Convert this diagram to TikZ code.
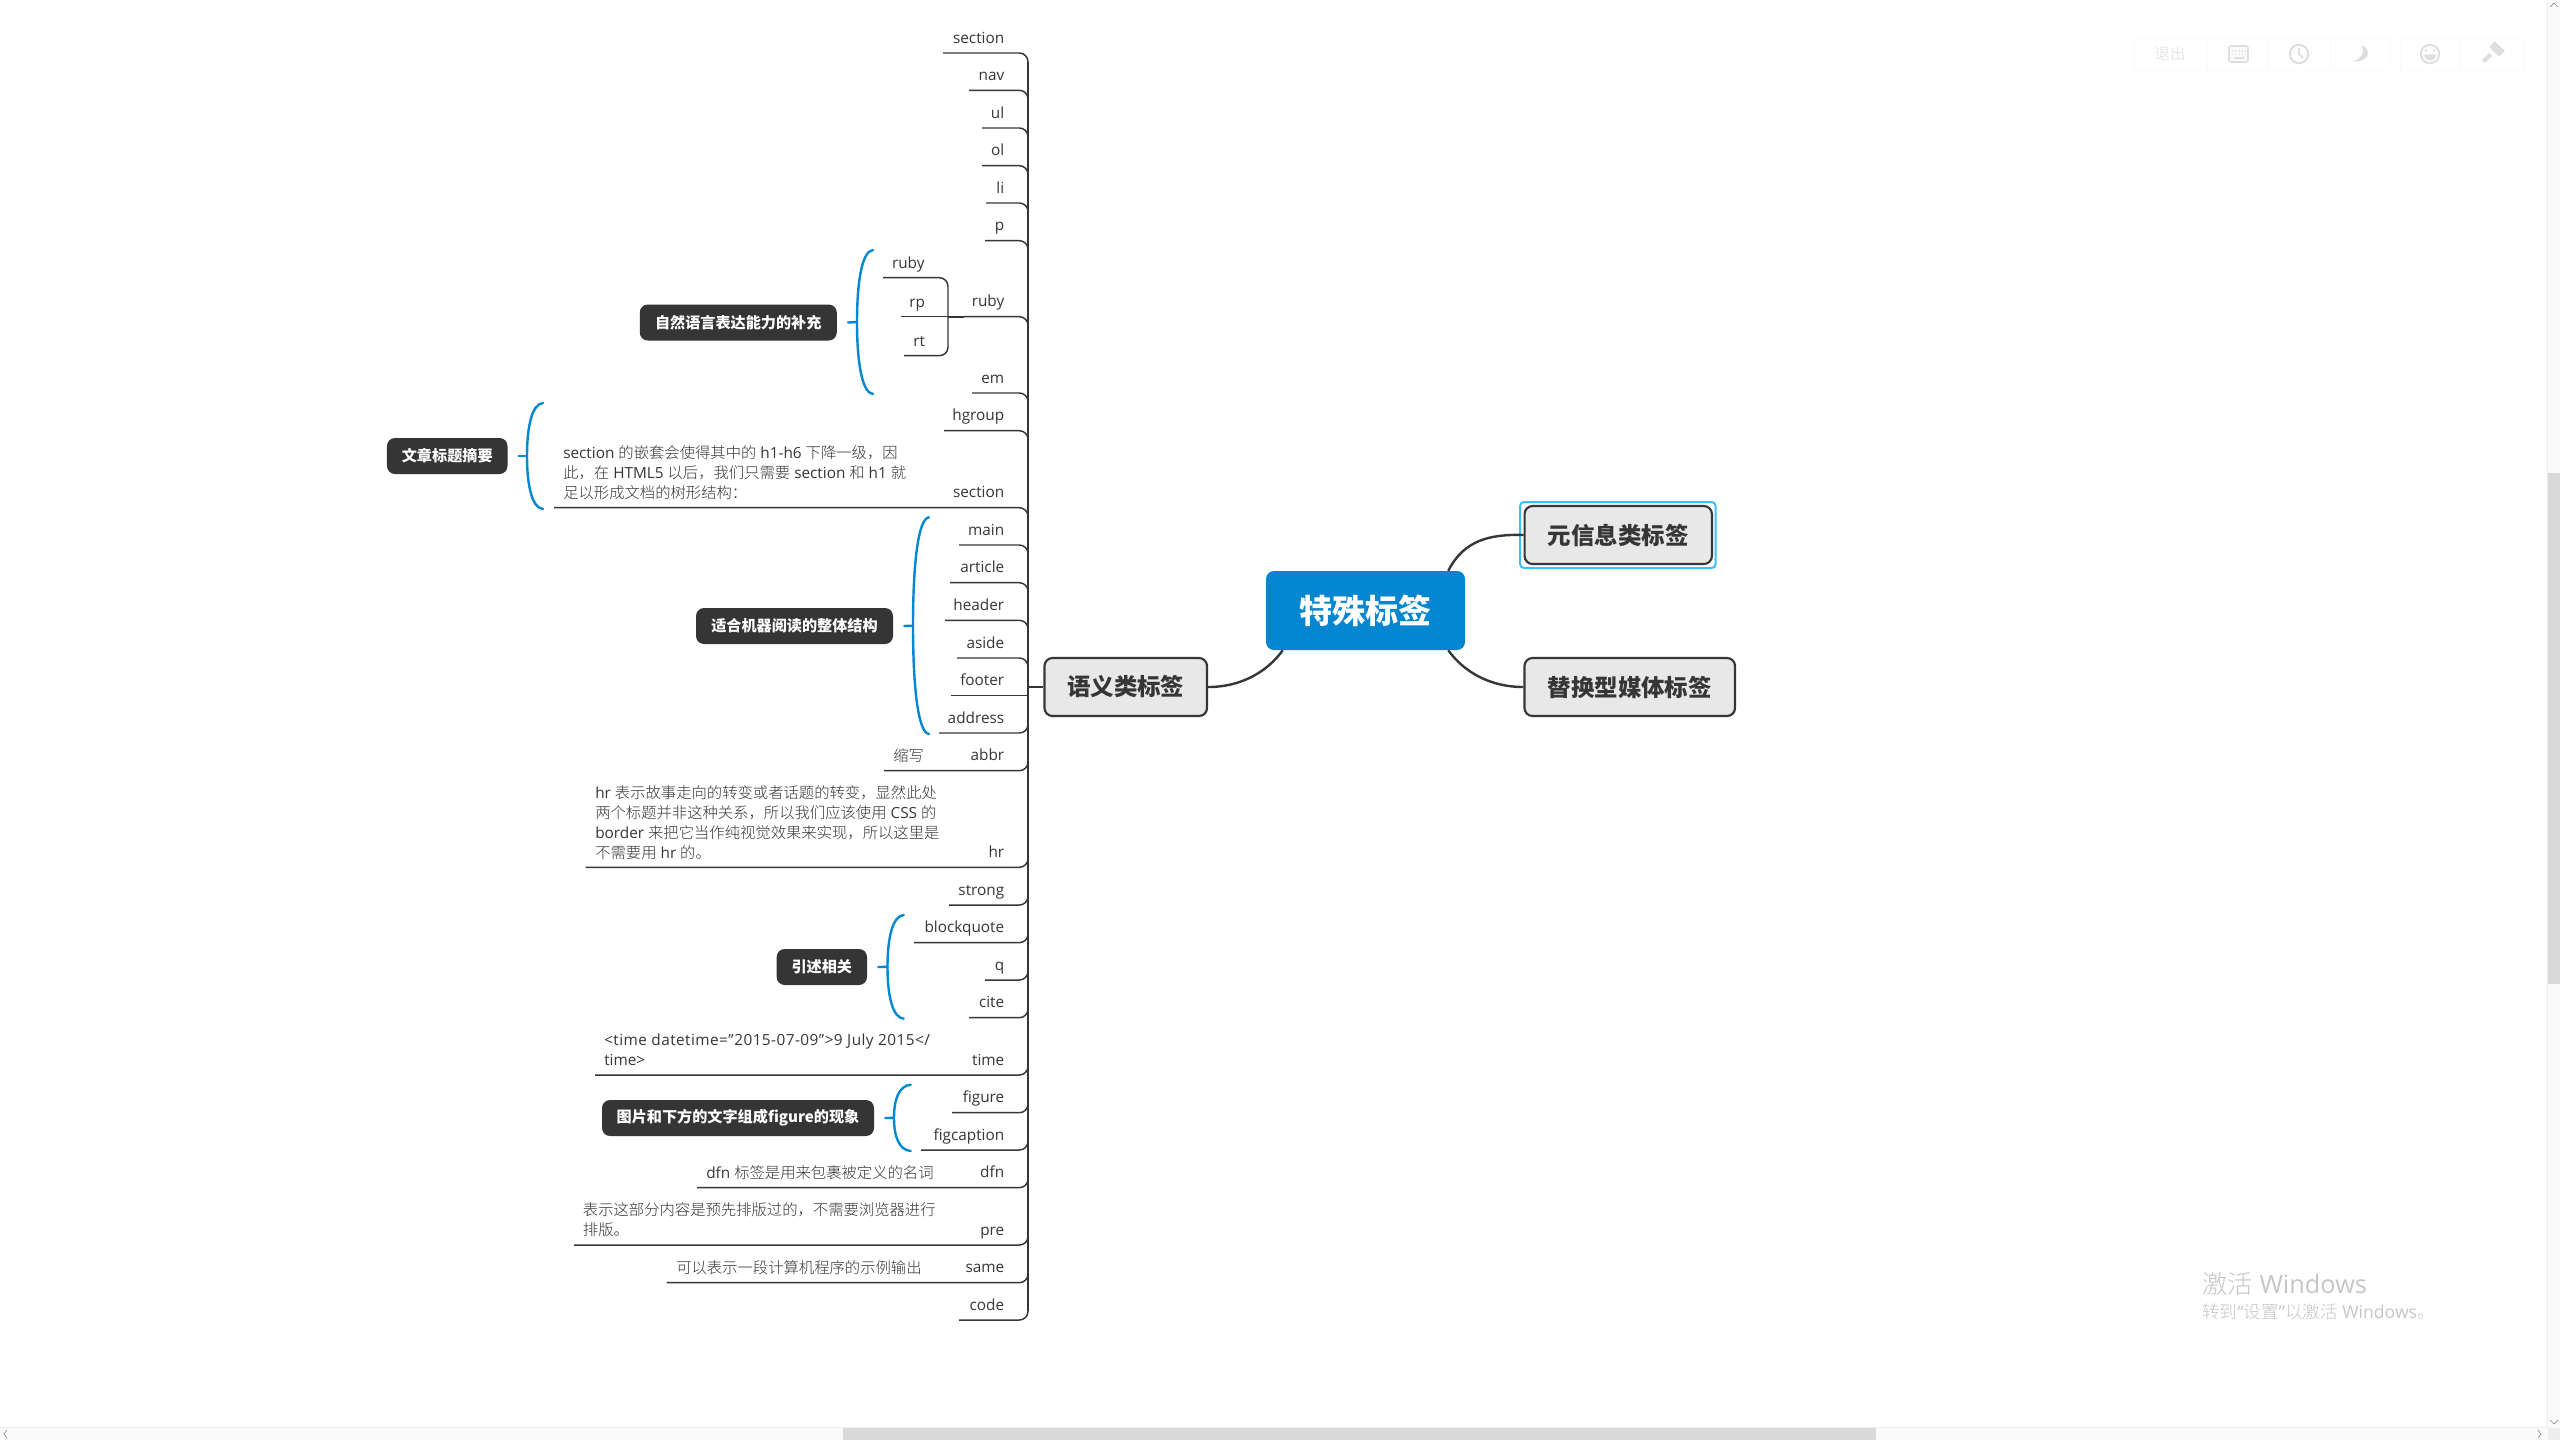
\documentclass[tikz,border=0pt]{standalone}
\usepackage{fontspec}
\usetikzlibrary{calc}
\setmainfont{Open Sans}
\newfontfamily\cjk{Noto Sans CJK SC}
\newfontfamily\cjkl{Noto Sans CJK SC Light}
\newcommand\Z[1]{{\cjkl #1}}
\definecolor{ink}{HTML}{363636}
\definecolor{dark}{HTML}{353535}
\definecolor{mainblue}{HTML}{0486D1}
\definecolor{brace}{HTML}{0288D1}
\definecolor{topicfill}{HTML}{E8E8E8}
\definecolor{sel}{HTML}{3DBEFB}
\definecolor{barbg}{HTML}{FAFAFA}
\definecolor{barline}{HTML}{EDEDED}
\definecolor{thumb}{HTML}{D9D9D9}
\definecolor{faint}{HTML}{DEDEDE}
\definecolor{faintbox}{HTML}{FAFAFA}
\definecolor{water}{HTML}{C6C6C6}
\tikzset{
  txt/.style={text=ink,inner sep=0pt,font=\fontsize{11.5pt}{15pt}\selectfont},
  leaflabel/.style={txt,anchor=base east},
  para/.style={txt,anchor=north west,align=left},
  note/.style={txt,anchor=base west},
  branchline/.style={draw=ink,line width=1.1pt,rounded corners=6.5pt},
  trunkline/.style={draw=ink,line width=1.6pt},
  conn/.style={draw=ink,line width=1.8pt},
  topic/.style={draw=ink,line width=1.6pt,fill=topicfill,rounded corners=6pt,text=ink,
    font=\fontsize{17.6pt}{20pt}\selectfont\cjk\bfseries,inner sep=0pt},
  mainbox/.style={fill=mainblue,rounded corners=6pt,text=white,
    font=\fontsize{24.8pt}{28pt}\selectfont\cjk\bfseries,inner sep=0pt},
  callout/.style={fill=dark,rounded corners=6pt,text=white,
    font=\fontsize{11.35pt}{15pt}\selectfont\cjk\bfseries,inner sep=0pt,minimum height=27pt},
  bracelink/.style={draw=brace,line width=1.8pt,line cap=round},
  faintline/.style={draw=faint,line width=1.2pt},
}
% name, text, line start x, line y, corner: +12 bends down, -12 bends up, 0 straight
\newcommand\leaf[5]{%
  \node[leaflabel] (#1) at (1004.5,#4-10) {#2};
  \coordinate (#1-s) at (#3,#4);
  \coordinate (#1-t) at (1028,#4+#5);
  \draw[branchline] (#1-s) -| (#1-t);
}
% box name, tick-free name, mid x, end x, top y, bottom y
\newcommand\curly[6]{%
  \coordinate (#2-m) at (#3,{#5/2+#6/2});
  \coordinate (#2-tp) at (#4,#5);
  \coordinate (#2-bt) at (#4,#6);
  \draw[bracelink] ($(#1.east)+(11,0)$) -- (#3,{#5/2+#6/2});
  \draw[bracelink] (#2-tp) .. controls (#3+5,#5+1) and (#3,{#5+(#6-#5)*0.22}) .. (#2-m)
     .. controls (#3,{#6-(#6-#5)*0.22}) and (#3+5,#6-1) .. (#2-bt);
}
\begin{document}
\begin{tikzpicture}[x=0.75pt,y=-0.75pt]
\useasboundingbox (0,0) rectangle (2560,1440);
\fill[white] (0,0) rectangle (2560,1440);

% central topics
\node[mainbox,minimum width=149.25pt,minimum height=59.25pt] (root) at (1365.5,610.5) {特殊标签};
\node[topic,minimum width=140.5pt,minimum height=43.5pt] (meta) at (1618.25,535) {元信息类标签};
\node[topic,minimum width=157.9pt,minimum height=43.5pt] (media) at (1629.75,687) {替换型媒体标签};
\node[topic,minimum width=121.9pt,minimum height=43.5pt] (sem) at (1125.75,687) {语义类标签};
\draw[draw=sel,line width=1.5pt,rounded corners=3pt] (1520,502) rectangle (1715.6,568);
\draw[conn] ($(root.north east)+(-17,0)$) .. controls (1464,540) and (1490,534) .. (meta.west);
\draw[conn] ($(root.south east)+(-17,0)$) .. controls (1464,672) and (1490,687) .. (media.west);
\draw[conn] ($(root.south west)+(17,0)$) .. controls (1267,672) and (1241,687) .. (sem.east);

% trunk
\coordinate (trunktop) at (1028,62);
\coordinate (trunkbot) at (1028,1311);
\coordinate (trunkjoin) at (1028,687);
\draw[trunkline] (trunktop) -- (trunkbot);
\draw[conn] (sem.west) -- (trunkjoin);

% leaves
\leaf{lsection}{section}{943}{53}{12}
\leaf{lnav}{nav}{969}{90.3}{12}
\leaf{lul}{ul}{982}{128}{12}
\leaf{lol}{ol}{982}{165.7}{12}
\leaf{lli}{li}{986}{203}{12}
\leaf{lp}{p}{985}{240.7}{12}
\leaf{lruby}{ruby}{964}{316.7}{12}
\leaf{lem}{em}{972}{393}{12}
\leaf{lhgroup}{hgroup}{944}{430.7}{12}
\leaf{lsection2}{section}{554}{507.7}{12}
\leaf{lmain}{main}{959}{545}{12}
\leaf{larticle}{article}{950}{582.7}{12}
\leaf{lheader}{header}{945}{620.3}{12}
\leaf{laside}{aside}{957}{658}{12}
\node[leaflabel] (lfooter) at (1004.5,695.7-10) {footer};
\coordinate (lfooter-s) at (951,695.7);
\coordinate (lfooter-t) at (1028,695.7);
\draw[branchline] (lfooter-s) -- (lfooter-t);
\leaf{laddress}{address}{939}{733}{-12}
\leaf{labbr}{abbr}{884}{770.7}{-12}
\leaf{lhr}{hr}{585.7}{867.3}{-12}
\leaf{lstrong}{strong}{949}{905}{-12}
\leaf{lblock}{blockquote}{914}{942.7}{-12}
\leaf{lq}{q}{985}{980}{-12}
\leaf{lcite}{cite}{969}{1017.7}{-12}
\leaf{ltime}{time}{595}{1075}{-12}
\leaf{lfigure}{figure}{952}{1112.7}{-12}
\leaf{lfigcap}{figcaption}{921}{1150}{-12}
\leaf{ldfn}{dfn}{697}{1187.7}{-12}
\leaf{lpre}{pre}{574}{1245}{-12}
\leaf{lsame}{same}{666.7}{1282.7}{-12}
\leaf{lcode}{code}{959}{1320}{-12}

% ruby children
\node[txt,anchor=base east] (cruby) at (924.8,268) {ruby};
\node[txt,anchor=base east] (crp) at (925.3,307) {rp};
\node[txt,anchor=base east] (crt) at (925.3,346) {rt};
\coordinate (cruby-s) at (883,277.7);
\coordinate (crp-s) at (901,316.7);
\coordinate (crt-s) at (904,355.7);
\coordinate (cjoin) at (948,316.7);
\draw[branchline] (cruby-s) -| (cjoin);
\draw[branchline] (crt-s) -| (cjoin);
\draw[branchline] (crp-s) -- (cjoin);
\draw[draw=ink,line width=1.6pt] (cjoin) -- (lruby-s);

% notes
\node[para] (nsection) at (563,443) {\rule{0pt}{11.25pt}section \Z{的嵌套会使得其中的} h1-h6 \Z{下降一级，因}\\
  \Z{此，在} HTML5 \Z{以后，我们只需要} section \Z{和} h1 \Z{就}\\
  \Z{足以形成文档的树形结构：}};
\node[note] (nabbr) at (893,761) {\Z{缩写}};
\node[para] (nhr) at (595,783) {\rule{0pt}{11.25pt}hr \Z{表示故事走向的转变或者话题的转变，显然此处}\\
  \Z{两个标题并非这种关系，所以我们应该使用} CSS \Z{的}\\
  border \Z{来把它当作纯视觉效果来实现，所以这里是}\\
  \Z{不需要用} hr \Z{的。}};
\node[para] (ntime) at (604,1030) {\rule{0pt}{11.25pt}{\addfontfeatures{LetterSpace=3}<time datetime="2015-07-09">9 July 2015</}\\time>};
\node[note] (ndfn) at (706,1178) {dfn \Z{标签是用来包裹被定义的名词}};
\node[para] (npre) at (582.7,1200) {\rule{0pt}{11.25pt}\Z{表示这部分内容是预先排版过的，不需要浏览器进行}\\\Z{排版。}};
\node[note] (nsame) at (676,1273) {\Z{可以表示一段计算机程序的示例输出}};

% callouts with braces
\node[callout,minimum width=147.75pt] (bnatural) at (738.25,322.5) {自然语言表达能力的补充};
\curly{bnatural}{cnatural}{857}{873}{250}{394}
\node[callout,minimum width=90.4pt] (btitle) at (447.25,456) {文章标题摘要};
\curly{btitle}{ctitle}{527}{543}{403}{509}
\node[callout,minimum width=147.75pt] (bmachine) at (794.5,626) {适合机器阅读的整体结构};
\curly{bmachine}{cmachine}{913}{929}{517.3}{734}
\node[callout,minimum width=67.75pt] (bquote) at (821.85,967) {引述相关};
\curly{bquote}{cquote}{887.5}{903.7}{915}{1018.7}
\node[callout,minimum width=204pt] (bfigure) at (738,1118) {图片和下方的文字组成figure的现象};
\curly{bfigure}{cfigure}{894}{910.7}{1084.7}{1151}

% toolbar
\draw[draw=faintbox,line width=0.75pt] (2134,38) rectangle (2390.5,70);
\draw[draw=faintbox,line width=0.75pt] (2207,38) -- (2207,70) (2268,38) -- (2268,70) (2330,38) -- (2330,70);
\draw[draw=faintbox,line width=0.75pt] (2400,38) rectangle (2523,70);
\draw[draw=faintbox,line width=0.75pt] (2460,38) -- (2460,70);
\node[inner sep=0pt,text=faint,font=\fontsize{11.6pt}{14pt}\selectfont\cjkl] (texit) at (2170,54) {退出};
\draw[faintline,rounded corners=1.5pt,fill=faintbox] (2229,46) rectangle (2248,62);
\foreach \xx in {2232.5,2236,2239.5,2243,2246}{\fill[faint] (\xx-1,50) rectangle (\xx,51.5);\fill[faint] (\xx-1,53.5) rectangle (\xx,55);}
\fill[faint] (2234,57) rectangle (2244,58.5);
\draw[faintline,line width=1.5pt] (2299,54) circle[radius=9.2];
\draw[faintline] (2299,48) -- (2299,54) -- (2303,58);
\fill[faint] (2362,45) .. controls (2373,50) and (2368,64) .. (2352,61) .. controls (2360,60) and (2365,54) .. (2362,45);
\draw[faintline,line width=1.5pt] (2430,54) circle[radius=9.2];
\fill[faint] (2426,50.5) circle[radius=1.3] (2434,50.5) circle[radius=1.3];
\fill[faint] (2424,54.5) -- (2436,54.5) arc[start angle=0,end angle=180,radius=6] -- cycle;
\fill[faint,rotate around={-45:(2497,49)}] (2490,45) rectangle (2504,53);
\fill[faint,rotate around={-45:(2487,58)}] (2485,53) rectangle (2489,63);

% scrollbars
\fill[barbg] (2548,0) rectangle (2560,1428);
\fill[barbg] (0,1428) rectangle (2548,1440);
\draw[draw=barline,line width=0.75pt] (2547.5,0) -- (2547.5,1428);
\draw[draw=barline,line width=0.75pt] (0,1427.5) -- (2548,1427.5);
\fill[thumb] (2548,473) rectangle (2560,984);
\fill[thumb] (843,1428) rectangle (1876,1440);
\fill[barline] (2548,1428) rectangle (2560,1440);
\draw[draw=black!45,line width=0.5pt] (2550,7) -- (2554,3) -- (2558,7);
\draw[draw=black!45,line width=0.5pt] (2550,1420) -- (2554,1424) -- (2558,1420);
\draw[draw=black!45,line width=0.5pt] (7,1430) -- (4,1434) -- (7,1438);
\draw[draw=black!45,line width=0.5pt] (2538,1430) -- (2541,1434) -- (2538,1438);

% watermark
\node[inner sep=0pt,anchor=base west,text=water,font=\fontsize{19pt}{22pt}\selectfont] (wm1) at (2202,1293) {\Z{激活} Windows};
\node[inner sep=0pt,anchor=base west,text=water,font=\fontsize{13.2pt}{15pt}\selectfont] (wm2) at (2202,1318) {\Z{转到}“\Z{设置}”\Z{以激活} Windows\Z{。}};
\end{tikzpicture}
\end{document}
════════════════════
Of the lines in the data, how many contain the word "code"? Provide the number and nothing further.

2